Tasha is just as likable and admirable as Branden. She’s more impulsive, intuitive, emotional, and social, but also goodhearted and heroic. It’s not clear why she went from outlaw to dutiful soldier. I felt almost as if I had missed the first book in the series. Tasha’s past, as far as her character went, was very much “ancient history”, its only significance being the worry that the Branden would discover it.
Tasha’s friend Eden, the intelligent doctor, is also a very good person, her empathic abilities enhancing her ability to tend the sick. She is more reserved and plays more by the rules. The appearance of prisoner Jace throws her off when she discovers she can meet him in a secret mental place. A Psy-Serv implant, designed to harness Jace’s telepathic abilities, has divided him into a flirty devil-may-care rake in person, but a sensitive loving soul in the mental realm where he meets Eden.

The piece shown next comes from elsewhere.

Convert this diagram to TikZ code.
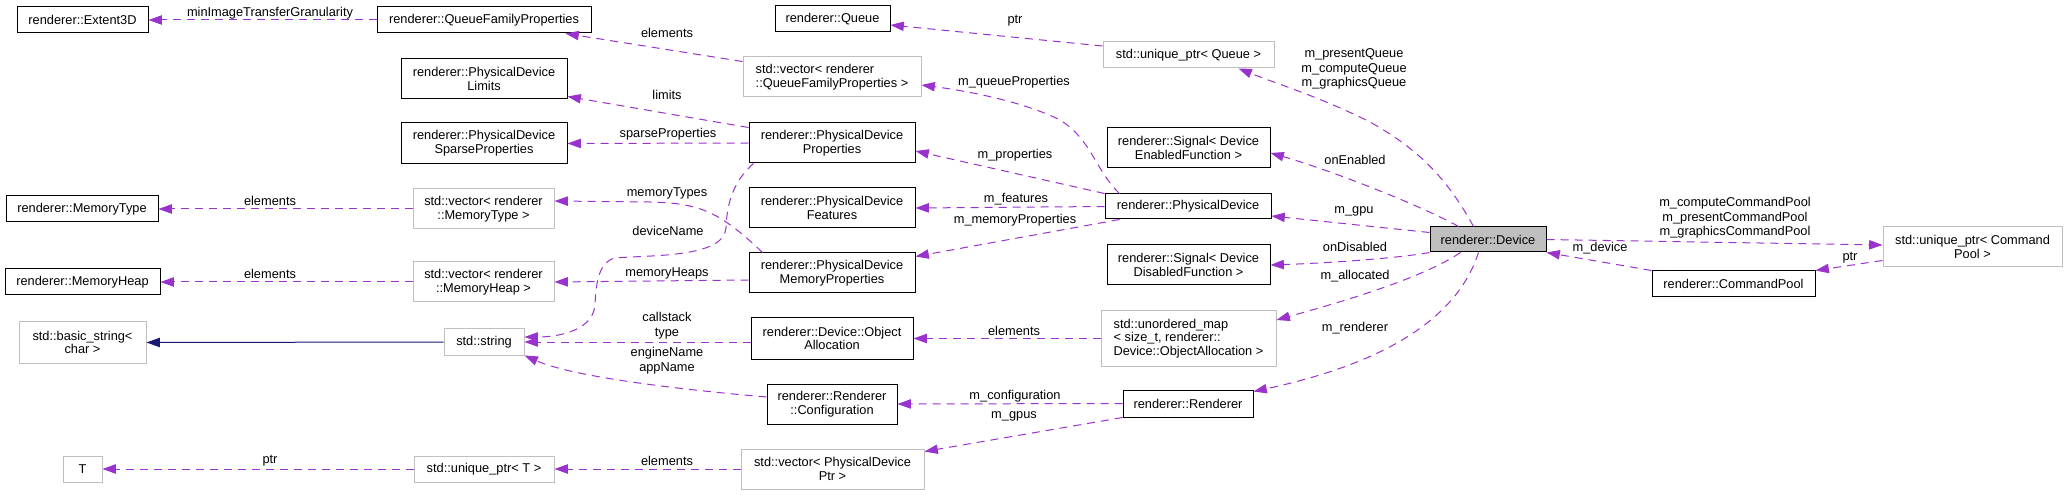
\documentclass[tikz,border=0pt]{standalone}
\usepackage{fontspec}
\setmainfont{Liberation Sans}
\usetikzlibrary{arrows.meta,calc}
\definecolor{edgec}{HTML}{9A32CD}
\definecolor{inhc}{HTML}{191970}
\definecolor{grayb}{HTML}{BFBFBF}
\definecolor{devfill}{HTML}{BFBFBF}
\newcommand\bx[7]{\node[#1, minimum width={(#5-#3)*0.75pt}, minimum height={(#6-#4)*0.75pt}] (#2) at ({(#3+#5)/2},{(#4+#6)/2}) {#7};}
\begin{document}
\begin{tikzpicture}[x=0.75pt,y=-0.75pt,
  font=\fontsize{9.6}{10.3}\selectfont,
  cls/.style={draw=black, line width=0.75pt, fill=white, inner sep=0pt, align=center, text=black},
  dev/.style={cls, fill=devfill},
  stdb/.style={draw=grayb, line width=0.75pt, fill=white, inner sep=0pt, align=center, text=black},
  stdl/.style={stdb, align=left},
  edge/.style={draw=edgec, line width=0.75pt, dash pattern=on 6pt off 4.5pt, -{Triangle[length=10pt,width=7pt]}},
  inh/.style={draw=inhc, line width=0.75pt, -{Triangle[length=10pt,width=7pt]}},
  lbl/.style={inner sep=0pt, align=center, text=black, font=\fontsize{9.6}{11}\selectfont}]
\fill[white] (0,0) rectangle (2067,495);
\useasboundingbox (0,0) rectangle (2067,495);
% nodes
\bx{cls}{ext}{17}{7}{148}{33}{renderer::Extent3D}
\bx{cls}{qfp}{377}{7}{591}{33}{renderer::QueueFamilyProperties}
\bx{cls}{queue}{775}{6}{890}{32}{renderer::Queue}
\bx{stdb}{uq}{1103}{42}{1274}{68}{std::unique\_ptr< Queue >}
\bx{stdl}{vqfp}{743}{57}{921}{97}{std::vector< renderer\\::QueueFamilyProperties >}
\bx{cls}{lim}{401}{59}{567}{99}{renderer::PhysicalDevice\\Limits}
\bx{cls}{sparse}{401}{123}{567}{164}{renderer::PhysicalDevice\\SparseProperties}
\bx{cls}{pdp}{749}{123}{915}{163}{renderer::PhysicalDevice\\Properties}
\bx{cls}{sigen}{1107}{128}{1270}{168}{renderer::Signal< Device\\EnabledFunction >}
\bx{cls}{mtype}{6}{196}{158}{222}{renderer::MemoryType}
\bx{stdb}{vmt}{413}{189}{554}{229}{std::vector< renderer\\::MemoryType >}
\bx{cls}{pdf}{749}{188}{915}{228}{renderer::PhysicalDevice\\Features}
\bx{cls}{pd}{1105}{194}{1271}{219}{renderer::PhysicalDevice}
\bx{dev}{device}{1430}{227}{1546}{252}{renderer::Device}
\bx{stdb}{ucp}{1883}{227}{2062}{267}{std::unique\_ptr< Command\\Pool >}
\bx{cls}{cpool}{1652}{271}{1815}{297}{renderer::CommandPool}
\bx{cls}{mheap}{5}{269}{160}{295}{renderer::MemoryHeap}
\bx{stdb}{vmh}{413}{262}{554}{302}{std::vector< renderer\\::MemoryHeap >}
\bx{cls}{pdmp}{749}{253}{915}{293}{renderer::PhysicalDevice\\MemoryProperties}
\bx{cls}{sigdis}{1107}{245}{1270}{285}{renderer::Signal< Device\\DisabledFunction >}
\bx{stdb}{bstr}{19}{322}{146}{363}{std::basic\_string<\\char >}
\bx{stdb}{str}{444}{329}{524}{355}{std::string}
\bx{cls}{oalloc}{751}{318}{913}{359}{renderer::Device::Object\\Allocation}
\bx{stdl}{umap}{1101}{311}{1276}{366}{std::unordered\_map\\< size\_t, renderer::\\Device::ObjectAllocation >}
\bx{cls}{rconf}{767}{384}{897}{424}{renderer::Renderer\\::Configuration}
\bx{cls}{rend}{1123}{390}{1253}{417}{renderer::Renderer}
\bx{stdb}{tnode}{63}{456}{102}{482}{T}
\bx{stdb}{ut}{414}{456}{554}{482}{std::unique\_ptr< T >}
\bx{stdb}{vpd}{741}{449}{924}{489}{std::vector< PhysicalDevice\\Ptr >}
% edges
\draw[edge] (qfp.west) -- (ext.east);
\draw[edge] ($(vqfp.north west)+(0,5)$) -- ($(qfp.south east)+(-26,0)$);
\draw[edge] ($(uq.west)+(0,-9)$) -- ($(queue.east)+(0,6)$);
\draw[edge] ($(pdp.north west)+(0,5)$) -- ($(lim.south east)+(0,-3)$);
\draw[edge] (pdp.west) -- (sparse.east);
\draw[edge] ($(pd.north west)+(15,0)$) .. controls (1095,170) and (1092,140) .. (1060,120) .. controls (1020,100) and (960,90) .. ($(vqfp.east)+(0,8)$);
\draw[edge] (pd.north west) -- ($(pdp.east)+(0,8)$);
\draw[edge] (pd.west) -- (pdf.east);
\draw[edge] ($(pd.south west)+(15,0)$) -- ($(pdmp.north east)+(0,4)$);
\draw[edge] (vmt.west) -- (mtype.east);
\draw[edge] ($(pdmp.north west)+(14,0)$) .. controls (720,212) and (700,203) .. (650,202) -- ($(vmt.east)+(0,-8)$);
\draw[edge] ($(pdp.south west)+(5,0)$) .. controls (735,180) and (727,200) .. (726,228) .. controls (724,258) and (650,255) .. (615,258) .. controls (598,262) and (596,285) .. (595,305) .. controls (593,330) and (560,337) .. ($(str.east)+(0,-5)$);
\draw[edge] ($(pdmp.west)+(0,7)$) -- (vmh.east);
\draw[edge] (vmh.west) -- (mheap.east);
\draw[inh] (str.west) -- (bstr.east);
\draw[edge] ($(oalloc.west)+(0,3.5)$) -- (str.east);
\draw[edge] ($(rconf.west)+(0,-7)$) .. controls (720,393) and (580,380) .. (str.south east);
\draw[edge] (umap.west) -- (oalloc.east);
\draw[edge] (rend.west) -- (rconf.east);
\draw[edge] (rend.south west) -- ($(vpd.north east)+(0,3)$);
\draw[edge] (vpd.west) -- (ut.east);
\draw[edge] (ut.west) -- (tnode.east);
\draw[edge] ($(device.north west)+(44,0)$) .. controls (1448,180) and (1420,150) .. (1370,122) .. controls (1320,97) and (1280,85) .. ($(uq.south east)+(-36,0)$);
\draw[edge] ($(device.north west)+(29,0)$) .. controls (1420,205) and (1330,170) .. ($(sigen.east)+(0,5)$);
\draw[edge] ($(device.north west)+(0,6)$) -- ($(pd.east)+(0,9.5)$);
\draw[edge] (device.south west) .. controls (1400,258) and (1330,263) .. (sigdis.east);
\draw[edge] ($(device.south west)+(31,0)$) .. controls (1420,280) and (1330,305) .. ($(umap.east)+(0,-18.5)$);
\draw[edge] ($(device.south west)+(49,0)$) .. controls (1460,310) and (1400,360) .. ($(rend.north east)+(0,2)$);
\draw[edge] (device.east) -- ($(ucp.west)+(0,-2)$);
\draw[edge] (cpool.north west) -- (device.south east);
\draw[edge] ($(ucp.south west)+(0,-7)$) -- (cpool.north east);
% labels
\node[lbl] (l1) at (270,13) {minImageTransferGranularity};
\node[lbl] (l2) at (667,33) {elements};
\node[lbl] (l3) at (1015,21) {ptr};
\node[lbl] (l4) at (667,95) {limits};
\node[lbl] (l5) at (668,134) {sparseProperties};
\node[lbl] (l6) at (1014,82) {m\_queueProperties};
\node[lbl] (l7) at (1015,155) {m\_properties};
\node[lbl] (l8) at (1016,199) {m\_features};
\node[lbl] (l9) at (1015,220) {m\_memoryProperties};
\node[lbl] (l10) at (270,201) {elements};
\node[lbl] (l11) at (667,193) {memoryTypes};
\node[lbl] (l12) at (668,231) {deviceName};
\node[lbl] (l13) at (667,273) {memoryHeaps};
\node[lbl] (l14) at (270,274) {elements};
\node[lbl] (l15) at (667,325.5) {callstack\\type};
\node[lbl] (l16) at (667,360.5) {engineName\\appName};
\node[lbl] (l17) at (1014,331) {elements};
\node[lbl] (l18) at (1015,396) {m\_configuration};
\node[lbl] (l19) at (1014,416) {m\_gpus};
\node[lbl] (l20) at (667,461) {elements};
\node[lbl] (l21) at (270,461) {ptr};
\node[lbl] (l22) at (1354,69) {m\_presentQueue\\m\_computeQueue\\m\_graphicsQueue};
\node[lbl] (l23) at (1355,160) {onEnabled};
\node[lbl] (l24) at (1354,211) {m\_gpu};
\node[lbl] (l25) at (1355,247) {onDisabled};
\node[lbl] (l26) at (1355,276) {m\_allocated};
\node[lbl] (l27) at (1355,328) {m\_renderer};
\node[lbl] (l28) at (1735,218) {m\_computeCommandPool\\m\_presentCommandPool\\m\_graphicsCommandPool};
\node[lbl] (l29) at (1600,248) {m\_device};
\node[lbl] (l30) at (1850,258) {ptr};
\end{tikzpicture}
\end{document}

The intriguing possibilities of dealing with the two Serafinos were not explored at any length, unfortunately, and they fell in love at first mental touch.
The book is like a romance in that it’s pretty focused on the four main characters. We don’t have a parade of shipmates or many other identifiable secondary characters. However, there is so much action and mystery that the two couples don’t spend a lot of time falling in love. Many of their conversations involve trying to get out of jams and figuring out who the bad guys are. There’s nothing at all wrong with this, but it made me think of this as more of an SFF book than a straight romance. It’s funny: I recently read Grimspace by Ann Aguirre, which is labeled SF. Games of Command is labeled “romance”. I would have reversed those labels, I think, if I were the God of Publishing. When I think about why, it has to do with the fact that none of the 4 characters in GOC changes much: they start out being really good people you root for, and that’s how they end. I guess when I think of romance, I think of the h/h altering each other, filling in each other’s missing pieces, and making each other better people. I didn’t see that happening in GOC.
While I wish the gaps had been filled in, I did enjoy this one very much. I think it’s worth reading just for the hero, but there is a lot more on offer, including great world building, intense mystery, and a stable of characters to root for. It will definitely not be my last read by this author.